Every AICore kernel in this runtime has the signature
extern "C" __aicore__ void kernel_entry(__gm__ int64_t *args);args[] is a flat array of 64-bit slots whose meaning is positional
and fixed at compile time:
args layout (tensormap_and_ringbuffer):
[0 .. tensor_count-1] = tensor GM pointers
[tensor_count .. +scalar_count-1] = scalar values
...
[SPMD_LOCAL_CONTEXT_INDEX = 48] = (uint64_t)&LocalContext per-dispatch
[SPMD_GLOBAL_CONTEXT_INDEX = 49] = (uint64_t)&GlobalContext per-core
The trailing two slots are written by the scheduler before each dispatch and hold the SPMD execution context described below. They exist on every dispatch — you can rely on them unconditionally.
The constants live in
src/{a2a3,a5}/runtime/tensormap_and_ringbuffer/common/intrinsic.h;
treat them as private to the runtime and always go through the
accessor functions defined in that header.
Three pieces of topology data are exposed to user kernels:
| Accessor (use these) | Returns | Lifetime | Source |
|---|---|---|---|
get_block_idx(args) |
logical block index in [0, block_num) |
per-dispatch | LocalContext.block_idx |
get_block_num(args) |
total logical blocks for this task | per-dispatch | LocalContext.block_num |
get_sub_block_id(args) |
AIV lane in cluster (0 = AIV0, 1 = AIV1) | per-core, init once | GlobalContext.sub_block_id |
sub_block_id is only meaningful for AIV kernels in MIX tasks.
AIC kernels and single-AIV tasks should not depend on it. AIV0 is the
"left" lane, AIV1 the "right" lane; they execute the same kernel
binary and use sub_block_id to pick which half of the work they own
(for example: head 0 of a (head0, head1) pair vs head 1).
The scheduler initialises GlobalContext.sub_block_id once per AIV
core at startup, based on each core's position in its cluster
(scheduler_cold_path.cpp::SchedulerContext::init). LocalContext is
rewritten by build_payload() before each dispatch.
get_block_num(args) returns the logical block count baked into
this task. It is not the same as the physical AICore-block count
that the runtime launches:
| Symbol | Meaning |
|---|---|
RUNTIME_CONFIG.block_dim (Python CallConfig.block_dim) |
Number of physical AICore blocks the runtime launches per dispatch. |
get_block_num(args) |
Logical block count the kernel partitions work across. Currently always 1; multi-logical-block (block_num > 1) is not yet implemented. |
When you set CallConfig.block_dim = 24 in Python and your kernel sees
get_block_num(args) == 1, that is by design — every physical block
runs the same kernel and the kernel partitions work however it likes
using get_block_idx() against whatever it expects. Don't conflate
the two.
Two AICore blocks running on different cores must never write to the same cache line. This is a hardware constraint, not a software policy.
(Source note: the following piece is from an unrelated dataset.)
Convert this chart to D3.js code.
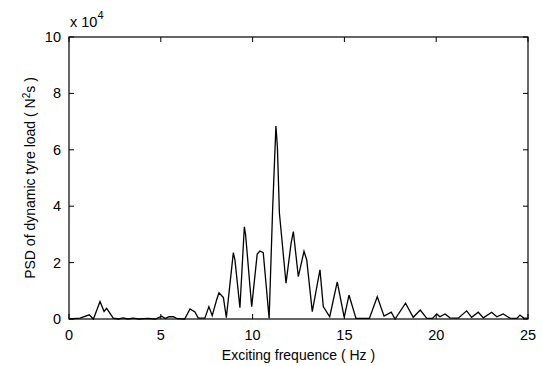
<!DOCTYPE html>
<html>
<head>
<meta charset="utf-8">
<script src="https://cdn.jsdelivr.net/npm/d3@7"></script>
<style>
  body { margin: 0; background: #fff; }
  svg { font-family: "Liberation Sans", Arial, sans-serif; }
  .tick-label { font-size: 14.5px; fill: #000; }
  .axis-title { font-size: 14px; fill: #000; }
</style>
</head>
<body>
<svg id="chart" width="542" height="366"></svg>
<script>
// exciting frequency (Hz)
const freq = [0, 0.6, 1.1, 1.33, 1.69, 1.91, 2.05, 2.41, 2.7, 2.95, 3.2, 3.5, 3.8, 4.3, 4.7,
  5.05, 5.25, 5.45, 5.68, 5.9, 6.3, 6.59, 6.86, 7.04, 7.4, 7.62, 7.8, 8.05, 8.17, 8.41,
  8.57, 8.95, 9.04, 9.31, 9.55, 9.62, 9.95, 10.25, 10.4, 10.58, 10.9, 11.09, 11.27, 11.35,
  11.46, 11.82, 12.1, 12.22, 12.49, 12.8, 12.95, 13.25, 13.6, 13.67, 13.85, 14.2, 14.61,
  14.99, 15.25, 15.63, 16.36, 16.79, 17.16, 17.55, 17.76, 18.33, 18.75, 19.13, 19.48,
  19.8, 20.03, 20.2, 20.48, 20.75, 21.2, 21.66, 21.93, 22.29, 22.57, 23.02, 23.3, 23.65,
  24.02, 24.4, 24.56, 24.75, 25];
// PSD of dynamic tyre load, in units of 1e4 N^2 s
const psd = [0, 0.03, 0.15, 0, 0.62, 0.27, 0.38, 0.03, 0, 0.04, 0, 0.03, 0, 0.02, 0,
  0.1, 0.02, 0.08, 0.08, 0.01, 0, 0.36, 0.25, 0.03, 0.03, 0.44, 0.12, 0.7, 0.93, 0.76,
  0.05, 2.35, 2.09, 0.4, 3.27, 2.98, 0.44, 2.3, 2.41, 2.35, 0.02, 3.87, 6.84, 6.11,
  3.76, 1.27, 2.7, 3.1, 1.5, 2.4, 2.09, 0.26, 1.5, 1.74, 0.44, 0.08, 1.32,
  0.06, 0.85, 0.02, 0.02, 0.79, 0.1, 0.24, 0, 0.56, 0.06, 0.32, 0.03,
  0.02, 0.18, 0.08, 0.18, 0.04, 0.03, 0.29, 0.06, 0.24, 0.04, 0.24, 0.08, 0.18,
  0.03, 0.02, 0.14, 0.04, 0.02];

const xTicks = [0, 5, 10, 15, 20, 25];
const yTicks = [0, 2, 4, 6, 8, 10];

const margin = { top: 37, right: 14, bottom: 47, left: 69 };
const width = 542 - margin.left - margin.right;
const height = 366 - margin.top - margin.bottom;

const svg = d3.select('#chart');
const g = svg.append('g').attr('transform', `translate(${margin.left},${margin.top})`);

const x = d3.scaleLinear().domain([0, 25]).range([0, width]);
const y = d3.scaleLinear().domain([0, 10]).range([height, 0]);

// box
g.append('rect')
  .attr('x', 0).attr('y', 0)
  .attr('width', width).attr('height', height)
  .attr('fill', 'none').attr('stroke', '#000').attr('stroke-width', 1.2);

// inward ticks on all four sides
const tickLen = 5;
const tk = g.append('g').attr('stroke', '#000').attr('stroke-width', 1);
xTicks.forEach(t => {
  tk.append('line').attr('x1', x(t)).attr('x2', x(t)).attr('y1', height).attr('y2', height - tickLen);
  tk.append('line').attr('x1', x(t)).attr('x2', x(t)).attr('y1', 0).attr('y2', tickLen);
});
yTicks.forEach(t => {
  tk.append('line').attr('x1', 0).attr('x2', tickLen).attr('y1', y(t)).attr('y2', y(t));
  tk.append('line').attr('x1', width).attr('x2', width - tickLen).attr('y1', y(t)).attr('y2', y(t));
});

// tick labels
g.selectAll('.xl').data(xTicks).enter().append('text')
  .attr('class', 'tick-label')
  .attr('x', d => x(d)).attr('y', height + 21)
  .attr('text-anchor', 'middle')
  .text(d => d);

g.selectAll('.yl').data(yTicks).enter().append('text')
  .attr('class', 'tick-label')
  .attr('x', -8).attr('y', d => y(d) + 5)
  .attr('text-anchor', 'end')
  .text(d => d);

// exponent label
const ex = g.append('text').attr('class', 'tick-label').attr('x', 1).attr('y', -10);
ex.append('tspan').text('x 10');
ex.append('tspan').attr('dy', -8).attr('font-size', 11).text('4');

// axis titles
g.append('text').attr('class', 'axis-title')
  .attr('x', width / 2).attr('y', height + 41)
  .attr('text-anchor', 'middle')
  .text('Exciting frequence ( Hz )');

const yt = g.append('text').attr('class', 'axis-title')
  .attr('transform', `translate(-34,${height / 2}) rotate(-90)`)
  .attr('text-anchor', 'middle');
yt.append('tspan').text('PSD of dynamic tyre load ( N');
yt.append('tspan').attr('dy', -5).attr('font-size', 10).text('2');
yt.append('tspan').attr('dy', 5).text('s )');

// data line
const pts = freq.map((f, i) => [f, psd[i]]);
const line = d3.line().x(d => x(d[0])).y(d => y(d[1]));
g.append('path')
  .datum(pts)
  .attr('d', line)
  .attr('fill', 'none')
  .attr('stroke', '#000')
  .attr('stroke-width', 1.3)
  .attr('stroke-linejoin', 'miter');
</script>
</body>
</html>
Each core holds its own copy of a cache line; on dcci (clean+invalidate)
it writes back the entire 64-byte line (16 floats on a2a3), including
the bytes it never touched — which in its copy are stale. When N cores each
write a different element of the same line and flush, the last core to
flush wins and overwrites every other core's element with a stale value.
There is no per-element flush; dcci granularity is one whole cache line.
So a kernel like this is wrong on silicon (it happens to pass on sim,
which models no cache):
// BROKEN: out has block_num elements packed into one cache line; every
// block flushes the whole line -> last-writer-wins -> [0,0,0,last].
out[block_idx] = value;
dcci(&out[block_idx], SINGLE_CACHE_LINE, CACHELINE_OUT);The fix is to give each block a cache-line-isolated output region — stride
each block's output by at least one cache line (>= 16 floats on a2a3),
or have each block write a full cache-line-aligned tile (the usual case:
real kernels write a head / row / tile per block, which is already aligned):
constexpr int CACHE_LINE_FLOATS = 16; // 64 B / sizeof(float)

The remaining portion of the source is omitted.